Papua memang magis. Saya termasuk yang terpesona dengan kemagisannya.
Dahulu waktu masih bernama Irian Jaya terdengar kurang magis. Apalagi berita-berita terkait Papua masih sedikit dan melulu soal kematian dan ketidakamanan. Walau sekarang beritanya lebih banyak, tetapi nadanya masih sama: ketidakamanan yang sebabnya dialamatkan ke gerakan separatis.
Tanpa tahu lanskap sejarah, wilayah dan budayanya, satu peristiwa penyerangan polsek dan penembakan pesawat di Sinak, Puncak Jaya, akan langsung dianggap sebagai teror di seluruh Papua. Mungkin serupa dengan drama tembak menembak ‘ISIS’ di Sarinah, yang segera dinyatakan sebagai Teror Jakarta dan Indonesia oleh media cetak dan elektronik populer. Betapa media-media di Indonesia ini terlalu banyak bikin gerakan tambahan dan bikin de pu diri, sampe.
Selain teror ketidakamanan, Papua juga mengandung ‘kengerian’ yang bikin ciut. ‘Jangan pergi ke Papua, nanti kau dimakan hidup-hidup’, demikian kata Ayah seorang mahasiswi unyu pengurus Senat di kampus Institut Ilmu Sosial Politik (IISIP) yang melarangnya berangkat liburan ke Papua setelah menonton film ‘Lost in Papua’. Oh iya, sepertinya saya harus titip pesan untuk Bapak Hilmar Farid, Dirjen Kebudayaan yang baru, agar pelajaran wawasan nusantara ditambah dengan pelajaran wawasan Kepapuaan.
Wawasan Kepapuan ini perlu, agar tidak lost (tipe lain) in Papua dalam eksotisme Raja Ampat, dan petualangan Puncak Cartenz.
‘Mbak, titip ikat pinggang kulit buaya ya, di Jakarta mahal, saya pernah beli online malah ketipu engga asli’, demikian SMS tetangga saya, yang akhirnya bisa masuk setelah HP bertemu sinyal dan listrik bisa menyala oleh satu liter bensin, Rp. 20.000 untuk dua jam. ‘Wah di Raja Ampat ya, mana fotomu di pulau-pulau batu itu?’, demikian pesanWhatsapp masuk saat sedang ngopi dan makan pisang goreng di sebuah rumah kecil yang dijadikan galeri kerajinan tangan dari limbah, di Waisai, Raja Ampat.

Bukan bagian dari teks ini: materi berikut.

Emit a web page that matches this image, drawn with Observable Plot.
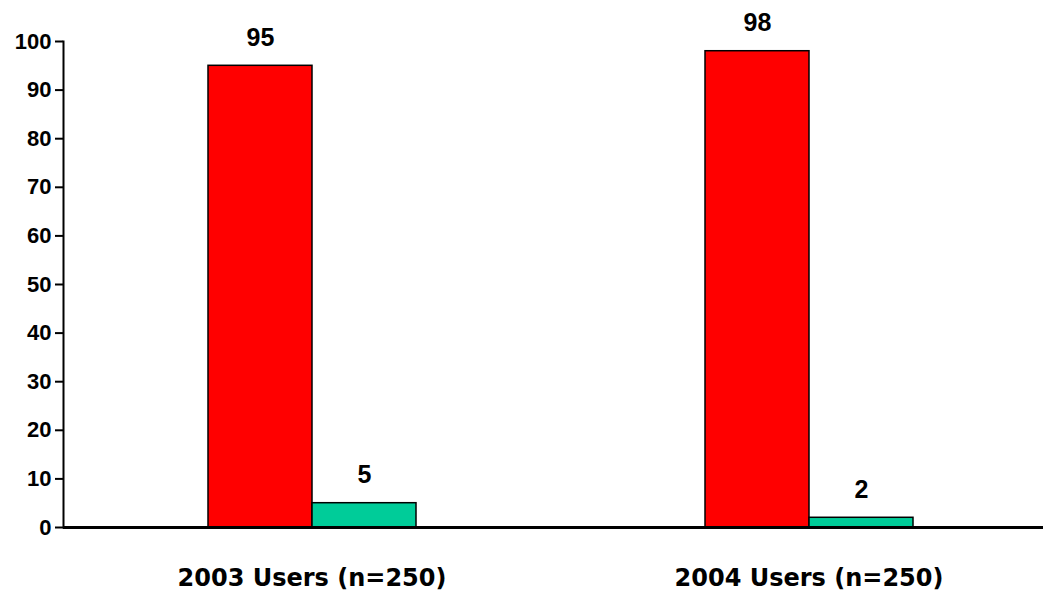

Raja Ampat yang dimaksud mungkin Wayag dan Pianemo. Hampir semua masyarakat asli yang tinggal tersebar di pulau-pulau Raja Ampat belum pernah mengunjunginya—apalagi saya. Untuk sampai ke sana, katanya, perlu 8-15 juta rupiah. Teman-teman yang saya kenal saja belum pernah bisa sampai sana.
Mungkin teman-teman saya ini terlampau cupu untuk kategori para traveler Jakarta, karena melulu sibuk urus advokasi konservasi Raja Ampatdan membangun sanggar-sanggar budaya masyarakat asli. Mereka ‘lebih suka’ ditangkap ketimbang foto-foto di Wayag dan Pianemo. Mereka memang keras, bersama masyarakat beberapa kampung, rencana penambangan nikel dan batubara Raja Ampat ditolak. Karena itu juga Raja Ampat kini bisa menjadi sorotan wisata utama.
Kalau bisa punya perahu boat yang layak, dan uang solar yang cukup, mungkin mereka bisa ke Wayag dan Pianemo. Sayangnya katinting pun hanya beberapa yang punya.
***
Papua dalam pikiran orang-orang di Jawa dan Sumatera, bisa jadi seluruh bagian Indonesia lainnya, hanya bermakna pulau misterius dan kaya, serta orang-orang yang terbelakang.